For 30 minutes, they rotated through aerobic activities, wearing heart monitors to ensure that their heart rate was in the target zone of 160-190 beats per minute. Then they joined other students, who had not exercised, in a special literacy class.
According to Paul Zientarski, the school’s instructional coordinator for physical education and health, students who took PE prior to class showed one and a quarter year’s growth on the standardized reading test after just one semester, while the exercise-free students gained just nine-tenths of a year.

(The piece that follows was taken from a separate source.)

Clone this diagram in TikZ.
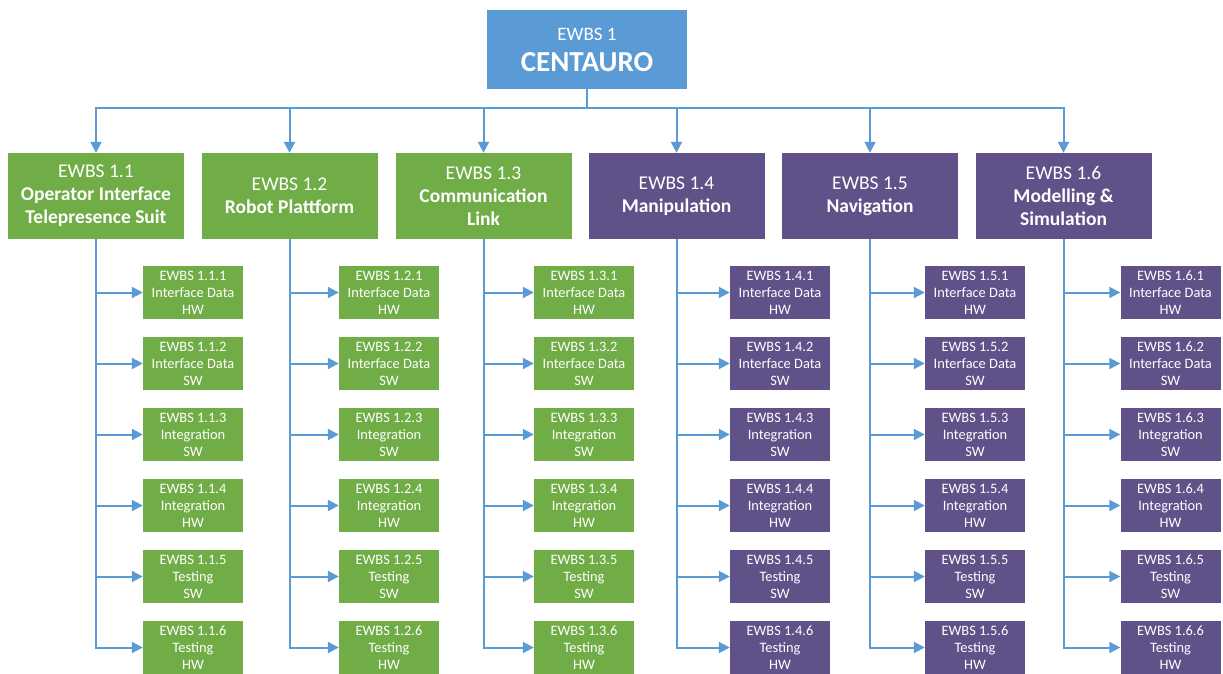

He then used the same approach for math-troubled students, scheduling some in PE before an introductory algebra class. The results were even more dramatic; exercising students increased their math test scores by 20.4 percent, while the rest gained 3.9 percent. “It doesn’t matter if they work out in the morning or afternoon, just that they’re in the class right after PE,” says Zientarski. “It calms them down, it makes them more willing to learn, and they feel good about themselves.”
So, which types of exercise are best for brainpower? Hillman and other researchers tout aerobic and cardiovascular activities, such as running, swimming, and playground games. “In my studies, only cardiovascular exercise was related to higher academic performance,” he says.
Naperville also focuses on cardiovascular exercise. However, in addition to running sprints and jumping rope, students do juggling, gymnastics, and tumbling, which require concentration and provide positive stress to the brain, which helps learning.
PE on the Chopping Block
Zientarski’s program is an admired model for gym classes nationwide, and it’s all the more notable at a time when schools are cutting back on PE and reducing recess hours. In fact, Illinois is the only state that requires daily PE for all grades.
“Others are working toward it, but it’s a huge challenge with budget restraints and No Child Left Behind,” says Shanna Goodman, communications manager for PE4life, a nonprofit organization in Kansas City, Missouri. Her organization has trained some 250 schools nationwide to create productive PE classes and recess activities.
One inner-city school in Kansas City, after implementing PE4life, boosted PE from one day to five days a week. In a year, cardio fitness scores shot up 200 percent, and the school saw a 59 percent decrease in disciplinary incidents. In rural areas, PE4life has helped schools such as Titusville Middle School, in Pennsylvania, incorporate activities including snowshoeing, cross-country skiing, and skateboarding into PE.
Of course, teachers can reap rewards from exercise just as their students do. To manage body weight and prevent unhealthy weight gain, the U.S. Department of Agriculture recommends 60 minutes of moderate to vigorous exercise most days.
Researchers believe that the more regular your exercise routine, the more long-term benefits your brain will get. So it’s important to keep working out regularly. Try your own 20-minute romp around the playground or the gymnasium. A regular workout will make both you and your students feel like “smart jocks” for the rest of the school day.